What is asked: Retype, exactly as they stand, the lines from the start of the data to the line that contains "import * as", both ends included. Leave the pictures out.
* Begin Excerpted records *
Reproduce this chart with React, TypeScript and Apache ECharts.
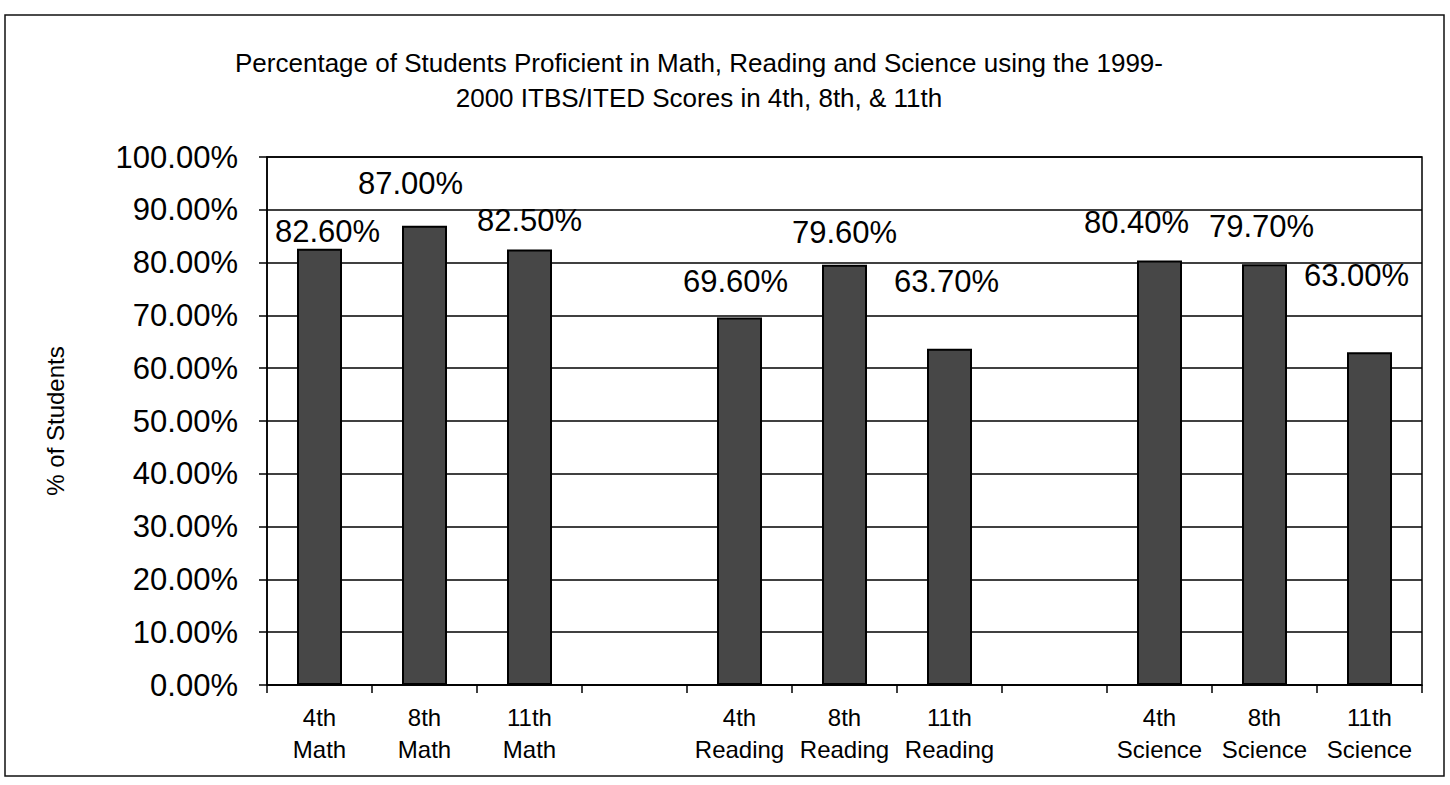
import React, { useEffect, useRef } from "react";
import * as echarts from "echarts";

const categories = [
  "4th\nMath", "8th\nMath", "11th\nMath", "",
  "4th\nReading", "8th\nReading", "11th\nReading", "",
  "4th\nScience", "8th\nScience", "11th\nScience",
];
const values: (number | null)[] = [82.6, 87.0, 82.5, null, 69.6, 79.6, 63.7, null, 80.4, 79.7, 63.0];
const labelOffsets: number[][] = [
  [8, 0], [-14, -25], [0, -11], [0, 0],
  [-4, -19], [0, -15], [-3, -50], [0, 0],
  [-23, -20], [-3, -20], [-13, -59],
];
const titleLine1 = "Percentage of Students Proficient in Math, Reading and Science using the 1999-";
const titleLine2 = "2000 ITBS/ITED Scores in 4th, 8th, & 11th";
const yAxisName = "% of Students";

const FONT = "'Liberation Sans', Arial, sans-serif";

export default function App() {
  const ref = useRef<HTMLDivElement>(null);
  useEffect(() => {
    if (!ref.current) return;
    const chart = echarts.init(ref.current, null, { renderer: "svg" });
    chart.setOption({
      animation: false,
      backgroundColor: "#fff",
      textStyle: { fontFamily: FONT, color: "#000" },
      graphic: [
        {
          type: "rect",
          shape: { x: 5, y: 15, width: 1439, height: 761 },
          style: { fill: "none", stroke: "#111", lineWidth: 1.5 },
          silent: true,
        },
        {
          type: "text",
          x: 699,
          y: 63,
          style: {
            text: titleLine1,
            font: `26px ${FONT}`,
            fill: "#000",
            textAlign: "center",
            textVerticalAlign: "middle",
          },
        },
        {
          type: "text",
          x: 699,
          y: 98,
          style: {
            text: titleLine2,
            font: `26px ${FONT}`,
            fill: "#000",
            textAlign: "center",
            textVerticalAlign: "middle",
          },
        },
      ],
      grid: {
        left: 267,
        right: 28,
        top: 157,
        bottom: 100,
        show: true,
        borderColor: "#000",
        borderWidth: 1.5,
        backgroundColor: "transparent",
      },
      xAxis: {
        type: "category",
        data: categories,
        boundaryGap: true,
        axisLine: { lineStyle: { color: "#000", width: 1.5 } },
        axisTick: { show: true, alignWithLabel: false, length: 8, lineStyle: { color: "#000", width: 1.5 } },
        axisLabel: {
          interval: 0,
          color: "#000",
          fontSize: 24,
          lineHeight: 32,
          margin: 16,
          fontFamily: FONT,
        },
      },
      yAxis: {
        type: "value",
        min: 0,
        max: 100,
        interval: 10,
        name: yAxisName,
        nameLocation: "middle",
        nameRotate: 90,
        nameGap: 200,
        nameTextStyle: { fontSize: 24, color: "#000", fontFamily: FONT },
        axisLine: { show: true, lineStyle: { color: "#000", width: 1.5 } },
        axisTick: { show: true, length: 8, lineStyle: { color: "#000", width: 1.5 } },
        axisLabel: {
          color: "#000",
          fontSize: 31,
          margin: 29,
          fontFamily: FONT,
          formatter: (v: number) => v.toFixed(2) + "%",
        },
        splitLine: { show: true, lineStyle: { color: "#000", width: 1.5 } },
      },
      series: [
        {
          type: "bar",
          barWidth: 45,
          data: values.map((v, i) =>
            v === null
              ? null
              : {
                  value: v,
                  label: { offset: labelOffsets[i] },
                }
          ),
          itemStyle: { color: "#474747", borderColor: "#000", borderWidth: 2 },
          label: {
            show: true,
            position: "top",
            distance: 2,
            color: "#000",
            fontSize: 31,
            fontFamily: FONT,
            formatter: (p: any) => Number(p.value).toFixed(2) + "%",
          },
        },
      ],
    });
    return () => chart.dispose();
  }, []);
  return (
    <div
      ref={ref}
      style={{ position: "fixed", left: 0, top: 0, width: 1450, height: 785 }}
    />
  );
}
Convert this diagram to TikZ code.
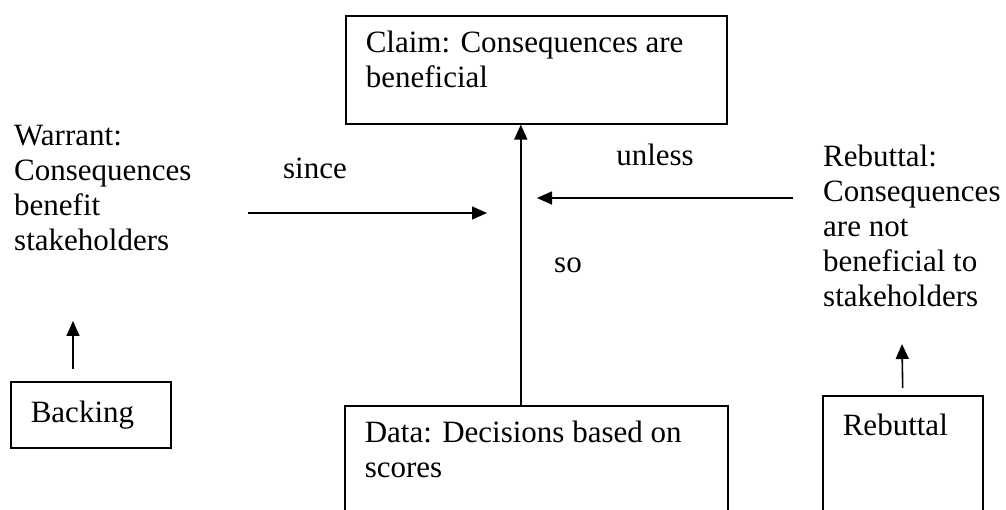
\documentclass[tikz,border=0pt]{standalone}
\usepackage{fontspec}
\setmainfont{Liberation Serif}
\usetikzlibrary{positioning, arrows.meta}

\tikzset{
  box/.style={draw, line width=1.6pt, anchor=north west, inner xsep=20pt, inner ysep=12pt},
  note/.style={anchor=north west, align=left, inner sep=0pt},
  link/.style={-{Triangle[length=15pt, width=13pt]}, line width=1.6pt},
}

\begin{document}
\begin{tikzpicture}[x=1pt, y=-1pt, font=\fontsize{31}{35}\selectfont]
    \useasboundingbox (0,0) rectangle (1006,510);
    \clip (0,0) rectangle (1006,510);
    % boxes
    \node[box] (claim) at (345,15) {\parbox[t][84pt][t]{341pt}{\strut Claim: Consequences are\\beneficial}};
    \node[box] (data) at (344,405) {\parbox[t][84pt][t]{343pt}{\strut Data: Decisions based on\\scores}};
    \node[box, inner ysep=16pt] (backing) at (10,381) {\parbox[t][34pt][t]{120pt}{\strut Backing}};
    \node[box, inner ysep=15pt] (rebbox) at (822,395) {\parbox[t][100pt][t]{120pt}{\strut Rebuttal}};
    % free texts
    \node[note] (warrant) at (14,125) {Warrant:\\Consequences\\benefit\\stakeholders};
    \node[note] (rebuttal) at (823,145) {Rebuttal:\\Consequences\\are not\\beneficial to\\stakeholders};
    \node (since) at (315,168) {since};
    \node (unless) at (655,155) {unless};
    \node (so) at (568,265) {so};
    % arrow ends
    \coordinate (sinceS) at (248,213);
    \coordinate (sinceE) at (487,213);
    \coordinate (unlessS) at (793,198);
    \coordinate (unlessE) at (537,198);
    \coordinate (backtip) at (73,321);
    \coordinate (rebtip) at (902,344);
    \draw[link] ([xshift=-15.5pt]data.north) -- ([xshift=-15.5pt]claim.south);
    \draw[link] (sinceS) -- (sinceE);
    \draw[link] (unlessS) -- (unlessE);
    \draw[link, shorten <=12pt] (backtip |- backing.north) -- (backtip);
    \draw[link, shorten <=7pt] (rebbox.north) -- (rebtip);
\end{tikzpicture}
\end{document}
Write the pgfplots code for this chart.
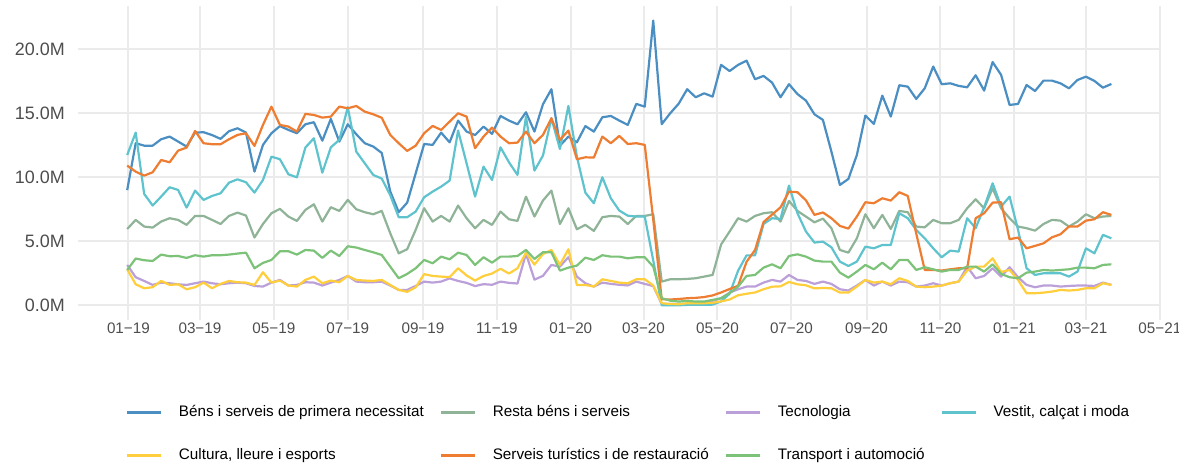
\documentclass[border=0pt]{standalone}
\usepackage{fontspec}
\setmainfont{Liberation Sans}
\usepackage{pgfplots}
\usepackage{pgfplotstable}
\pgfplotsset{compat=1.18}
\definecolor{cBens}{HTML}{4A8EC2}
\definecolor{cResta}{HTML}{8FB397}
\definecolor{cTec}{HTML}{BB9FD9}
\definecolor{cVest}{HTML}{5FC3CE}
\definecolor{cCult}{HTML}{FFCE3C}
\definecolor{cServ}{HTML}{EE7D31}
\definecolor{cTrans}{HTML}{7CC278}
\definecolor{gridgray}{HTML}{EBEBEB}
\definecolor{tickgray}{HTML}{4D4D4D}
\pgfplotstableread{
d A B C D E F G
-1 9.0 5.96 3.15 11.74 2.81 10.91 2.76
6 12.66 6.67 2.19 13.49 1.64 10.44 3.65
13 12.47 6.15 1.9 8.7 1.33 10.13 3.52
20 12.47 6.07 1.59 7.79 1.41 10.39 3.46
27 12.97 6.54 1.77 8.49 1.9 11.35 3.96
34 13.18 6.8 1.72 9.22 1.59 11.17 3.83
41 12.79 6.67 1.64 9.01 1.64 12.08 3.85
48 12.4 6.28 1.59 7.63 1.25 12.32 3.7
55 13.49 6.98 1.72 8.96 1.41 13.62 3.91
62 13.52 6.98 1.85 8.23 1.77 12.66 3.8
69 13.3 6.67 1.72 8.54 1.33 12.58 3.91
76 13.0 6.35 1.64 8.75 1.67 12.58 3.91
83 13.6 6.98 1.72 9.58 1.9 12.97 3.96
90 13.83 7.24 1.77 9.84 1.8 13.31 4.04
97 13.49 7.01 1.72 9.61 1.77 13.44 4.11
104 10.44 5.29 1.51 8.8 1.59 12.45 2.89
111 12.53 6.35 1.46 9.79 2.58 14.09 3.31
118 13.44 7.19 1.77 11.61 1.77 15.52 3.54
125 14.0 7.53 1.98 11.41 1.93 14.09 4.22
132 13.7 6.93 1.54 10.23 1.54 13.96 4.22
139 13.44 6.59 1.59 10.0 1.46 13.57 3.96
146 14.14 7.45 1.8 12.32 1.98 14.95 4.32
153 14.3 7.89 1.77 13.05 2.24 14.87 4.27
160 12.86 6.54 1.54 10.36 1.72 14.66 3.7
167 14.56 7.66 1.77 12.34 1.93 14.74 4.27
174 12.79 7.37 1.98 12.92 1.8 15.52 3.85
181 14.14 8.23 2.29 15.47 2.29 15.39 4.61
188 13.36 7.5 1.85 12.0 1.98 15.57 4.51
195 12.66 7.27 1.8 11.09 1.93 15.13 4.32
202 12.4 7.11 1.8 10.18 1.9 14.92 4.14
209 11.9 7.37 1.85 9.9 1.98 14.65 3.93
216 8.9 5.63 1.54 8.6 1.59 13.31 3.02
223 7.27 4.06 1.2 6.88 1.2 12.66 2.11
230 8.02 4.38 1.2 6.88 1.05 12.06 2.45
237 10.3 5.89 1.51 7.32 1.4 12.47 2.89
244 12.6 7.58 1.85 8.44 2.43 13.44 3.54
251 12.53 6.54 1.77 8.88 2.29 14.01 3.28
258 13.49 6.98 1.85 9.27 2.24 13.7 3.8
265 12.73 6.54 2.1 9.74 2.2 14.35 3.59
272 14.43 7.79 1.9 13.65 2.89 15.0 4.11
279 13.57 6.8 1.75 11.09 2.33 14.74 3.93
286 13.3 6.02 1.5 8.49 1.93 12.27 3.15
293 13.96 6.67 1.65 10.83 2.29 13.18 3.75
300 13.39 6.28 1.6 9.79 2.48 13.88 3.33
307 14.79 7.32 1.85 12.34 2.85 13.18 3.8
314 14.43 6.72 1.75 11.17 2.48 12.66 3.8
321 14.14 6.59 1.7 10.18 2.89 12.71 3.85
328 15.08 8.49 4.03 14.74 4.1 13.57 4.32
335 13.57 6.93 2.0 10.52 3.18 12.66 3.62
342 15.7 8.18 2.3 11.69 4.0 13.31 4.14
349 16.88 8.96 3.15 14.61 4.32 14.61 4.14
356 12.47 6.35 3.02 12.21 3.15 12.92 2.71
363 13.18 7.58 3.75 15.57 4.38 13.65 2.94
370 12.73 5.94 2.24 11.61 1.59 11.41 3.1
377 14.0 6.28 1.72 8.8 1.59 11.56 3.72
384 13.57 5.81 1.46 7.97 1.46 11.54 3.54
391 14.69 6.88 1.77 10.0 2.03 13.18 3.91
398 14.79 6.98 1.67 8.36 1.9 12.66 3.8
405 14.43 6.93 1.6 7.4 1.77 13.23 3.8
412 14.09 6.35 1.55 7.0 1.72 12.6 3.67
419 15.73 6.98 1.85 6.93 2.03 12.66 3.75
426 15.52 6.98 1.67 6.93 2.03 12.53 3.75
433 22.24 7.11 1.5 3.5 1.55 6.7 3.02
440 14.15 1.85 0.1 0.0 0.16 0.47 0.55
447 15.0 2.03 0.1 0.0 0.1 0.45 0.36
454 15.75 2.03 0.1 0.0 0.08 0.49 0.29
461 16.88 2.06 0.1 0.03 0.16 0.55 0.34
468 16.25 2.11 0.1 0.03 0.16 0.58 0.29
475 16.56 2.24 0.15 0.03 0.16 0.64 0.29
482 16.3 2.37 0.34 0.05 0.2 0.77 0.42
489 18.78 4.75 0.55 0.3 0.3 1.0 0.55
496 18.3 5.76 0.99 0.9 0.45 1.27 0.94
503 18.78 6.8 1.25 2.7 0.78 1.52 1.46
510 19.11 6.54 1.46 3.9 0.9 3.4 2.29
517 17.66 6.98 1.46 3.9 1.0 4.32 2.37
524 17.92 7.19 1.77 6.35 1.25 6.5 2.94
531 17.4 7.27 1.98 6.8 1.45 7.08 3.2
538 16.25 6.54 1.85 6.74 1.48 7.65 2.89
545 17.27 8.15 2.37 9.35 1.82 8.88 3.85
552 16.5 7.37 1.98 7.19 1.64 8.83 3.98
559 15.99 6.93 1.9 5.76 1.56 8.2 3.8
566 14.92 6.48 1.67 4.9 1.32 7.06 3.49
573 14.48 6.77 1.85 4.97 1.35 7.25 3.41
580 12.0 6.02 1.67 4.53 1.33 6.8 3.41
587 9.4 4.32 1.25 3.41 0.99 6.2 2.55
594 9.87 4.11 1.15 3.07 0.99 5.99 2.16
601 11.74 5.23 1.54 3.41 1.46 6.93 2.63
608 14.82 7.11 1.98 4.58 1.98 8.05 3.15
615 14.17 6.02 1.54 4.45 1.77 7.97 2.81
622 16.38 7.06 1.85 4.71 1.85 8.36 3.33
629 14.74 5.96 1.54 4.71 1.64 8.18 2.81
636 17.19 7.37 1.85 7.19 2.11 8.83 3.54
643 17.08 7.27 1.8 6.8 1.9 8.54 3.54
650 16.12 6.15 1.46 5.89 1.46 5.6 2.76
657 16.95 6.09 1.54 5.23 1.41 2.76 2.97
664 18.65 6.67 1.72 4.45 1.46 2.76 2.81
671 17.27 6.41 1.54 3.75 1.54 2.71 2.63
678 17.34 6.41 1.72 4.27 1.72 2.81 2.76
685 17.14 6.67 1.85 4.19 1.85 2.89 2.76
692 17.03 7.58 3.02 6.8 2.71 2.89 3.02
699 17.97 8.28 2.11 6.02 3.02 6.8 3.02
706 16.77 7.58 2.29 7.66 3.02 7.19 2.63
713 19.0 9.14 2.89 9.53 3.67 8.02 3.2
720 18.0 7.58 2.24 7.71 2.6 8.05 2.45
727 15.65 6.8 2.97 8.49 2.76 5.16 2.19
734 15.73 6.15 2.19 5.89 1.98 5.29 2.11
741 17.21 6.02 1.59 2.89 0.94 4.45 2.55
748 16.74 5.83 1.41 2.37 0.94 4.64 2.63
755 17.55 6.35 1.54 2.5 0.99 4.84 2.76
762 17.55 6.67 1.54 2.5 1.07 5.31 2.71
769 17.34 6.61 1.46 2.5 1.2 5.55 2.76
776 16.95 6.15 1.51 2.24 1.15 6.15 2.81
783 17.6 6.54 1.54 2.63 1.2 6.15 2.94
790 17.86 7.11 1.54 4.45 1.33 6.61 2.94
797 17.53 6.8 1.51 4.06 1.33 6.72 2.89
804 17.0 6.93 1.77 5.5 1.72 7.27 3.15
811 17.29 6.98 1.59 5.23 1.59 7.06 3.2
}\datatable
\begin{document}
\begin{tikzpicture}
\useasboundingbox (-78bp,-144.5bp) rectangle (1101bp,319.5bp);
\begin{axis}[
  at={(0,0)}, anchor=south west,
  scale only axis, width=1082.6bp, height=313.1bp,
  xmin=-41.6, xmax=851.6, ymin=-1.112, ymax=23.35,
  axis line style={draw=none},
  major tick length=0pt,
  xtick={0,59,120,181,243,304,365,425,486,547,609,670,731,790,851},
  xticklabels={01−19,03−19,05−19,07−19,09−19,11−19,01−20,03−20,05−20,07−20,09−20,11−20,01−21,03−21,05−21},
  ytick={0,5,10,15,20},
  yticklabels={0.0M,5.0M,10.0M,15.0M,20.0M},
  grid=major,
  major grid style={color=gridgray, line width=2bp},
  tick label style={font=\fontsize{15.3}{18}\selectfont, text=tickgray},
  yticklabel style={font=\fontsize{18}{20}\selectfont, anchor=east, inner sep=0pt, xshift=-13bp},
  /pgf/number format/assume math mode=true,
  every axis plot/.append style={line width=2.2bp, line join=round},
  legend columns=4,
  legend cell align=left,
  legend image code/.code={\draw[#1, line width=3bp] (0bp,0bp) -- (34bp,0bp);},
  legend style={at={(0.0443,-0.3657)}, anchor=west, draw=none, fill=none,
    inner sep=0pt, outer sep=0pt, row sep=29bp,
    font=\fontsize{15.3}{18}\selectfont, text=black,
    nodes={inner sep=0pt, text height=11bp, text depth=3.5bp},
    /tikz/every odd column/.append style={column sep=16bp},
    /tikz/every even column/.append style={column sep=16bp}},
]
\addplot[cBens] table[x=d, y=A] {\datatable};
\addlegendentry{Béns i serveis de primera necessitat}
\addplot[cResta] table[x=d, y=B] {\datatable};
\addlegendentry{Resta béns i serveis}
\addplot[cTec] table[x=d, y=C] {\datatable};
\addlegendentry{Tecnologia}
\addplot[cVest] table[x=d, y=D] {\datatable};
\addlegendentry{Vestit, calçat i moda}
\addplot[cCult] table[x=d, y=E] {\datatable};
\addlegendentry{Cultura, lleure i esports}
\addplot[cServ] table[x=d, y=F] {\datatable};
\addlegendentry{Serveis turístics i de restauració}
\addplot[cTrans] table[x=d, y=G] {\datatable};
\addlegendentry{Transport i automoció}
\end{axis}
\end{tikzpicture}
\end{document}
* End Excerpted records *
Result of the exercise:
Reproduce this chart with React, TypeScript and Apache ECharts.
import React, { useEffect, useRef } from "react";
import * as echarts from "echarts";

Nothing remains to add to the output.